The organizers of the Forum of Free Russia were, in fact, its main speakers-Garry Kasparov and Andrey Illarionov-along with other well-known Russian opposition leaders. However, the details regarding the financial backing for the Forum has been spotty; most of the participants arrived at their own expense. Reportedly, the Lithuanian foreign ministry also provided some support, in the form of a welcome reception and by providing the venue for the event. Paradoxically, the Forum's expat Russian organizers preserved a largely Moscow-centric mindset that political change must be top-down (Forumfreerussia.org, accessed March 23).

Contemporary Russian regionalism is largely an intellectual project. But if it is ever given the opportunity for political self-realization (for example, in the form of regional political parties, which are now banned), it could radically change the political map of Russia. Debate over the revival of Russian federalism is becoming increasingly popular among the Russian opposition. Organizers of the March gathering in Vilnius promised to hold the next Forum in September. The project of a new, equitable Federal Treaty in Russia will likely be discussed.
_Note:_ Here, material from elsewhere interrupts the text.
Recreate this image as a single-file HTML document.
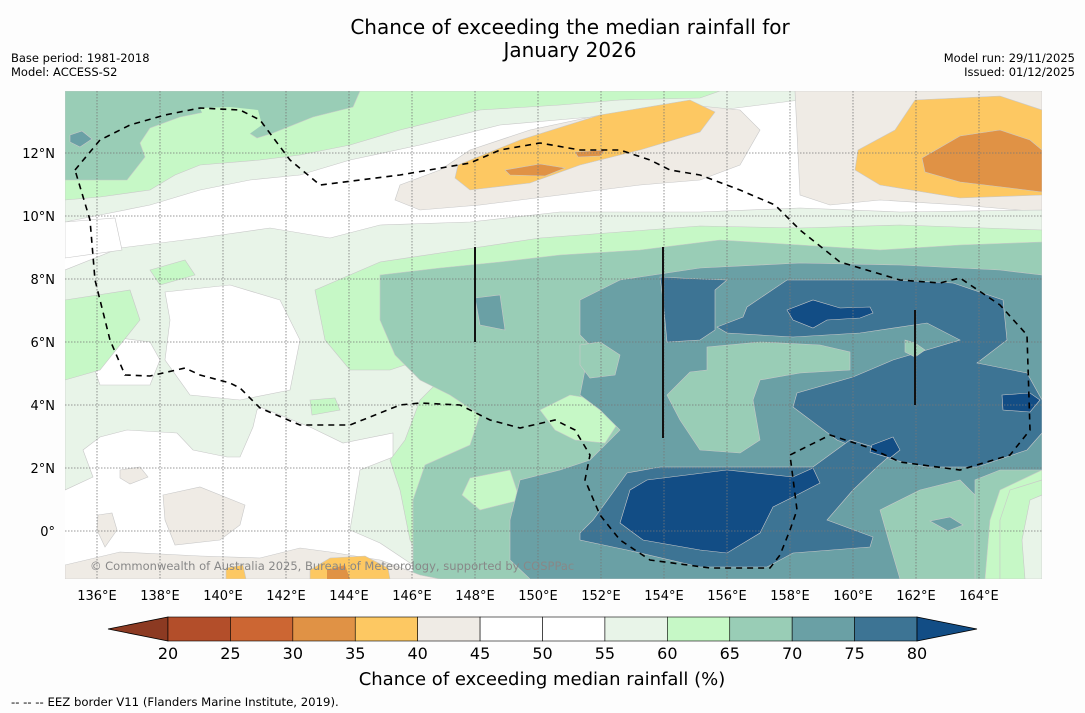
<!DOCTYPE html>
<html><head><meta charset="utf-8"><style>
body{margin:0;background:#fdfdfd;font-family:"DejaVu Sans",sans-serif;}
svg{display:block}
</style></head><body>
<svg width="1085" height="713" viewBox="0 0 1085 713" xmlns="http://www.w3.org/2000/svg" font-family="DejaVu Sans, sans-serif">
<rect width="1085" height="713" fill="#fdfdfd"/>
<text x="570" y="34" font-size="20" text-anchor="middle">Chance of exceeding the median rainfall for</text>
<text x="570" y="57" font-size="20" text-anchor="middle">January 2026</text>
<text x="11" y="62" font-size="11.5">Base period: 1981-2018</text>
<text x="11" y="76" font-size="11.5">Model: ACCESS-S2</text>
<text x="1075" y="62" font-size="11.5" text-anchor="end">Model run: 29/11/2025</text>
<text x="1075" y="76" font-size="11.5" text-anchor="end">Issued: 01/12/2025</text>

<defs><clipPath id="mc"><rect x="65" y="91" width="977" height="488"/></clipPath></defs>
<g clip-path="url(#mc)" stroke="#c8c8c8" stroke-width="0.6">
<rect x="65" y="91" width="977" height="488" fill="#ffffff" stroke="none"/>
<path d="M65,91 H1042 V105 L960,100 L880,95 L800,100 L720,110 L640,115 L580,118 L500,125 L420,145 L350,160 L300,175 L250,180 L200,190 L150,205 L100,215 L65,222 Z" fill="#e8f4e8"/>
<path d="M65,91 H720 L700,98 L620,100 L560,105 L480,110 L400,130 L350,145 L300,155 L260,160 L200,165 L175,175 L150,190 L100,197 L65,200 Z" fill="#c6f8c6"/>
<path d="M65,91 H360 L353,107 L313,117 L273,133 L257,138 L240,127 L223,117 L205,112 L180,117 L150,128 L140,143 L145,157 L127,180 L65,180 Z" fill="#99cdb6"/>
<path d="M70,135 L82,131 L92,139 L80,147 L70,142 Z" fill="#6aa0a5"/>
<path d="M200,108 L230,107 L258,110 L262,125 L248,135 L222,125 L205,120 Z" fill="#c6f8c6" stroke="none"/>
<path d="M395,200 L400,185 L440,170 L470,150 L530,130 L600,115 L690,105 L740,110 L760,130 L740,165 L700,180 L640,185 L560,195 L480,205 L420,210 Z" fill="#efebe5"/>
<path d="M458,165 L520,140 L600,115 L690,100 L715,112 L700,132 L640,150 L580,165 L530,183 L470,190 L455,178 Z" fill="#fdc862"/>
<path d="M505,170 L540,164 L565,168 L545,176 L510,175 Z" fill="#e09245"/>
<path d="M575,152 L605,150 L600,156 L578,157 Z" fill="#e09245"/>
<path d="M795,91 H1042 V212 L960,205 L880,200 L830,205 L800,195 Z" fill="#efebe5"/>
<path d="M858,150 L895,130 L915,100 L1000,96 L1042,110 V195 L960,198 L880,185 L855,170 Z" fill="#fdc862"/>
<path d="M922,158 L960,136 L1000,130 L1030,140 L1042,150 V192 L1010,188 L960,182 L925,172 Z" fill="#e09245"/>
<path d="M65,270 L120,248 L200,238 L270,228 L330,238 L380,225 L470,222 L560,212 L700,212 L800,208 L900,212 L1042,210 V579 H443 L410,563 L380,543 L350,530 L360,470 L393,457 L393,433 L343,443 L310,427 L260,407 L257,410 L253,427 L240,457 L227,457 L193,450 L177,433 L127,430 L100,437 L83,450 L93,477 L65,490 Z" fill="#e8f4e8"/>
<path d="M87,347 L120,338 L150,342 L160,360 L150,385 L100,385 Z" fill="#ffffff"/>
<path d="M165,292 L230,285 L280,300 L300,340 L290,390 L240,400 L190,395 L165,360 L170,320 Z" fill="#ffffff"/>
<path d="M65,222 L115,218 L122,250 L65,258 Z" fill="#ffffff"/>
<path d="M65,300 L130,290 L140,320 L100,370 L65,380 Z" fill="#c6f8c6"/>
<path d="M150,270 L185,260 L195,275 L160,285 Z" fill="#c6f8c6"/>
<path d="M310,400 L335,398 L340,410 L312,415 Z" fill="#c6f8c6"/>
<path d="M315,290 L380,262 L460,250 L540,238 L620,232 L700,226 L800,228 L900,225 L1042,230 V480 L1020,490 L1000,520 L1000,579 H430 L410,540 L400,490 L390,460 L405,440 L420,400 L440,380 L420,360 L390,370 L350,370 L325,340 Z" fill="#c6f8c6"/>
<path d="M380,275 L440,268 L500,262 L560,255 L640,250 L720,240 L800,245 L880,250 L960,245 L1042,242 V470 L1000,490 L990,520 L985,579 H413 L413,500 L425,465 L470,445 L480,415 L450,395 L420,380 L395,355 L380,320 Z" fill="#99cdb6"/>
<path d="M540,410 L570,395 L600,400 L620,420 L605,443 L575,440 L555,430 Z" fill="#c6f8c6"/>
<path d="M470,478 L510,470 L520,500 L480,510 L462,495 Z" fill="#c6f8c6"/>
<path d="M580,300 L620,280 L700,268 L800,263 L900,265 L1000,270 L1042,275 V470 L1000,470 L975,480 L975,579 H530 L510,560 L510,520 L520,480 L560,470 L590,460 L620,430 L600,410 L580,395 L585,370 L600,355 L580,335 Z" fill="#6aa0a5"/>
<path d="M475,298 L500,295 L505,330 L480,325 Z" fill="#6aa0a5"/>
<path d="M707,347 L760,342 L820,345 L850,352 L850,370 L800,373 L760,380 L753,400 L760,440 L740,453 L700,450 L680,420 L667,395 L690,372 L707,370 Z" fill="#99cdb6"/>
<path d="M580,345 L600,342 L620,355 L615,375 L590,378 L580,365 Z" fill="#99cdb6"/>
<path d="M880,510 L920,490 L960,480 L975,495 L975,579 H900 L890,545 Z" fill="#99cdb6"/>
<path d="M930,521 L950,517 L963,525 L948,531 Z" fill="#6aa0a5"/>
<path d="M1010,490 L1042,480 V579 H1000 L1000,520 Z" fill="#c6f8c6"/>
<path d="M1030,500 L1042,495 V579 H1025 L1022,540 Z" fill="#e8f4e8"/>
<path d="M660,277 L700,279 L727,280 L715,290 L715,330 L700,340 L667,342 L663,300 Z" fill="#3d7494"/>
<path d="M743,317 L747,307 L787,280 L893,280 L953,283 L1003,300 L1007,340 L977,363 L1027,373 L1042,400 V433 L1027,450 L977,467 L927,467 L880,457 L837,440 L793,407 L797,393 L853,377 L893,360 L960,340 L927,323 L860,333 L793,337 L727,333 L717,327 Z" fill="#3d7494"/>
<path d="M580,533 L593,520 L627,473 L660,467 L727,467 L813,467 L850,440 L893,453 L877,467 L853,490 L827,520 L873,537 L870,547 L793,553 L767,567 L700,567 L627,550 L580,540 Z" fill="#3d7494"/>
<path d="M905,340 L915,343 L925,350 L915,357 L905,352 Z" fill="#99cdb6"/>
<path d="M620,523 L630,490 L647,480 L727,470 L793,477 L813,468 L820,483 L793,497 L773,507 L760,533 L727,553 L700,550 L643,540 Z" fill="#124d85"/>
<path d="M787,310 L813,300 L840,308 L870,307 L873,313 L860,318 L827,320 L813,328 L793,320 Z" fill="#124d85"/>
<path d="M1002,395 L1030,393 L1040,400 L1030,412 L1003,410 Z" fill="#124d85"/>
<path d="M872,445 L893,437 L900,450 L890,458 L870,452 Z" fill="#124d85"/>
<path d="M120,470 L140,467 L148,477 L130,484 L120,478 Z" fill="#efebe5"/>
<path d="M98,515 L112,513 L117,530 L105,547 L97,530 Z" fill="#efebe5"/>
<path d="M163,495 L200,487 L245,505 L240,525 L220,540 L175,545 L165,520 Z" fill="#efebe5"/>
<path d="M65,565 L120,552 L200,556 L260,558 L300,548 L330,552 L380,560 L420,575 L440,579 H65 Z" fill="#efebe5"/>
<path d="M310,570 L330,558 L365,556 L388,568 L390,579 H310 Z" fill="#fdc862"/>
<path d="M226,568 L243,565 L246,579 H226 Z" fill="#fdc862"/>
<path d="M327,570 L345,565 L350,579 H327 Z" fill="#e09245" stroke="none"/>
<g stroke="#777" stroke-width="0.8" stroke-dasharray="1.5,1.5" fill="none">
<path d="M97,91V579M160,91V579M223,91V579M286,91V579M349,91V579M412,91V579M475,91V579M538,91V579M601,91V579M664,91V579M727,91V579M790,91V579M853,91V579M916,91V579M979,91V579"/>
<path d="M65,153H1042M65,216H1042M65,279H1042M65,342H1042M65,405H1042M65,468H1042M65,531H1042"/>
</g>
<path d="M75,170 L100,140 L130,125 L165,115 L200,108 L240,110 L260,120 L290,160 L320,185 L400,175 L470,163 L500,150 L540,143 L580,150 L620,150 L650,160 L670,170 L700,175 L740,190 L775,205 L800,230 L840,262 L900,280 L940,283 L960,278 L1000,305 L1027,335 L1030,430 L1010,455 L960,470 L900,462 L870,448 L830,435 L790,455 L797,510 L790,530 L780,555 L770,568 L710,568 L650,560 L620,540 L600,515 L585,480 L590,455 L575,430 L555,420 L520,428 L490,420 L460,405 L420,403 L400,405 L350,425 L300,425 L260,408 L240,388 L230,383 L200,375 L185,368 L150,376 L125,375 L110,340 L95,280 L90,220 Z" fill="none" stroke="#000" stroke-width="1.6" stroke-dasharray="6,5"/>
<path d="M475,247V342M663,247V438M915,310V405" stroke="#111" stroke-width="2"/>
<text x="90" y="570" font-size="11.5" fill="#888" stroke="none">© Commonwealth of Australia 2025, Bureau of Meteorology, supported by COSPPac</text>
</g>

<g font-size="13" fill="#000" text-anchor="middle">
<text x="97" y="600">136°E</text><text x="160" y="600">138°E</text><text x="223" y="600">140°E</text><text x="286" y="600">142°E</text><text x="349" y="600">144°E</text><text x="412" y="600">146°E</text><text x="475" y="600">148°E</text><text x="538" y="600">150°E</text><text x="601" y="600">152°E</text><text x="664" y="600">154°E</text><text x="727" y="600">156°E</text><text x="790" y="600">158°E</text><text x="853" y="600">160°E</text><text x="916" y="600">162°E</text><text x="979" y="600">164°E</text>
</g>
<g font-size="13" text-anchor="end">
<text x="55" y="158">12°N</text><text x="55" y="221">10°N</text><text x="55" y="284">8°N</text><text x="55" y="347">6°N</text><text x="55" y="410">4°N</text><text x="55" y="473">2°N</text><text x="55" y="536">0°</text>
</g>

<g id="cbar"></g>
<text x="542" y="685" font-size="18" text-anchor="middle">Chance of exceeding median rainfall (%)</text>
<text x="11" y="706" font-size="11.7">--  --  -- EEZ border V11 (Flanders Marine Institute, 2019).</text>
</svg>
<script>
const levels=[20,25,30,35,40,45,50,55,60,65,70,75,80];
const colors=["#b34e2a","#cc6633","#e09245","#fdc862","#efebe5","#ffffff","#ffffff","#e8f4e8","#c6f8c6","#99cdb6","#6aa0a5","#3d7494"];
const under="#8c3a22", over="#124d85";
const g=document.getElementById('cbar');
const NS="http://www.w3.org/2000/svg";
const x0=168,x1=917,y0=617,h=24;
const sx=v=>x0+(v-levels[0])/(levels[levels.length-1]-levels[0])*(x1-x0);
function mk(t,a){const e=document.createElementNS(NS,t);for(const k in a)e.setAttribute(k,a[k]);g.appendChild(e);return e;}
let p=mk('polygon',{points:`108,${y0+h/2} ${x0},${y0} ${x0},${y0+h}`,fill:under,stroke:'#000','stroke-width':0.8});


colors.forEach((c,i)=>{const r=mk('rect',{x:sx(levels[i]),y:y0,width:sx(levels[i+1])-sx(levels[i]),height:h,fill:c,stroke:'#000','stroke-width':0.6});

});
p=mk('polygon',{points:`${x1},${y0} 977,${y0+h/2} ${x1},${y0+h}`,fill:over,stroke:'#000','stroke-width':0.8});


levels.forEach(v=>{const t=mk('text',{x:sx(v),y:659,'font-size':16,'text-anchor':'middle'});t.textContent=v;

});
</script>
</body></html>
Of course, an oppositional Forum held abroad calling for greater democratization and federalization of Russia is unlikely to directly influence current policy in Moscow. But the topics discussed in the Lithuanian capital earlier this month have hit upon a serious double standard in Russia. The Kremlin offers "federalization" for Ukraine and Syria, while maintaining strong unitarism and centralism at home. And such a sharp contrast could encourage a domestic backlash that would undermine the Putinist system.